Few months ago, I had the opportunity to spend time with the multi-awarded Filipino historian Dr. Ambeth R. Ocampo in Dipolog City. He is gifted with the ability share important details in history – without him knowing, he was able to persuade me to visit historical places and treasure history. Contrary to my initial experience with some of my history teachers, Dr. Ocampo made history so interesting.
As soon as I arrived in Manila, I persuaded my family to visit Fort Santiago.
As I entered the gate of Fort Santiago, I noticed the intricate details of its citadel, the beautiful park, and the kalesa that adds melancholy to the ambiance.
Fort Santiago served as formidable prison where torture is not unusual.
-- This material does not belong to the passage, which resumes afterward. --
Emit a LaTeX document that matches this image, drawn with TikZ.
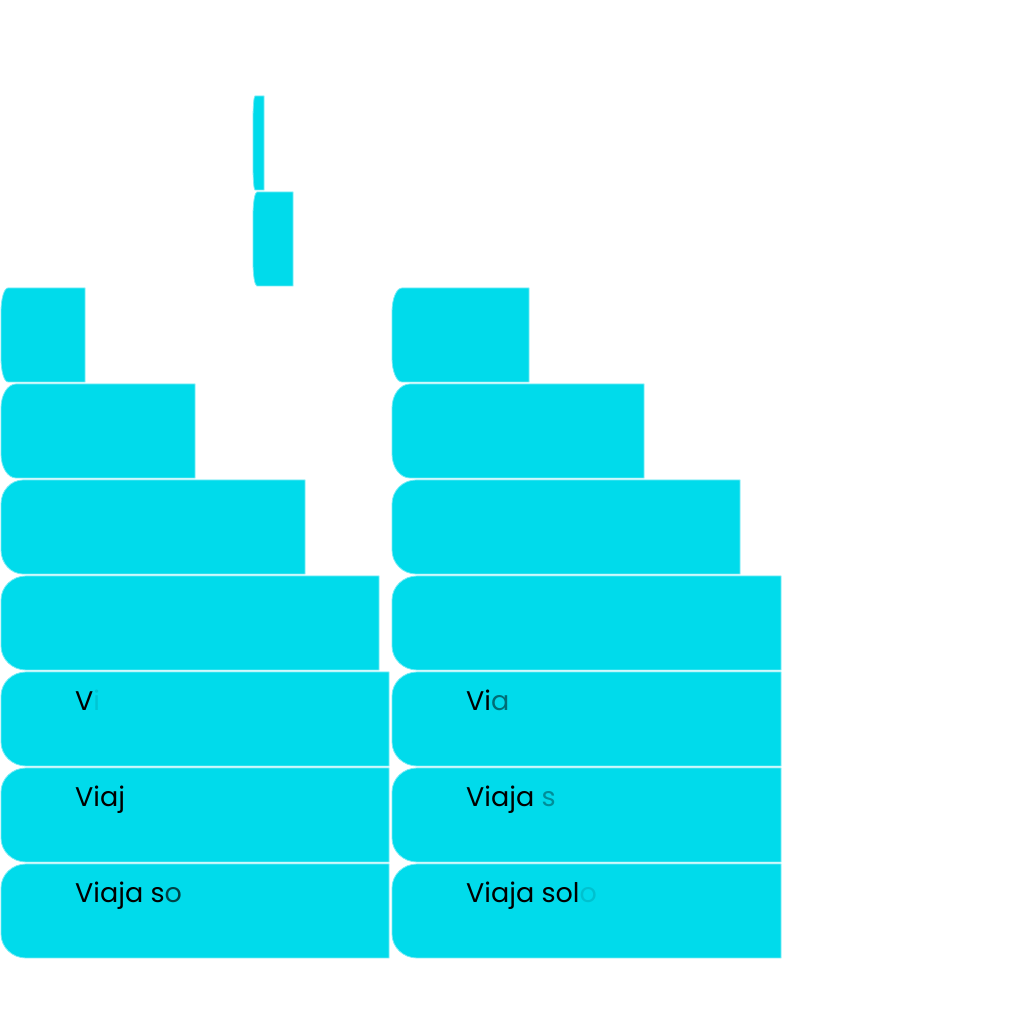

Jose Rizal was imprisoned here two months before his execution.
The Noli Metangere
The lamp where Rizal hid his last poem “Mi Ultimo Adios”
Personal things of Rizal. I noticed the dumb bell and the description states “Rizal knows that he has a weak body so he did things to improve his health and strength”.
There is a big portrait of Osei-san inside the museum. O Sei San, a Japanese samurai’s daughter taught Rizal the Japanese art of painting known as su-mie. She also helped Rizal improve his knowledge of Japanese language. If Rizal was a man without a patriotic mission, he would have married this lovely and intelligent woman and lived a stable and happy life with her in Japan because Spanish legation there offered him a lucrative job.
The assembly place before the execution of Rizal.
The footprints show the path taken by Jose Rizal from his dungeon in Fort Santiago to his final execution place at Bagumbayan in Rizal Park.
There are times that we need to look back and revisit our history in order for us to have a clearer view of the future.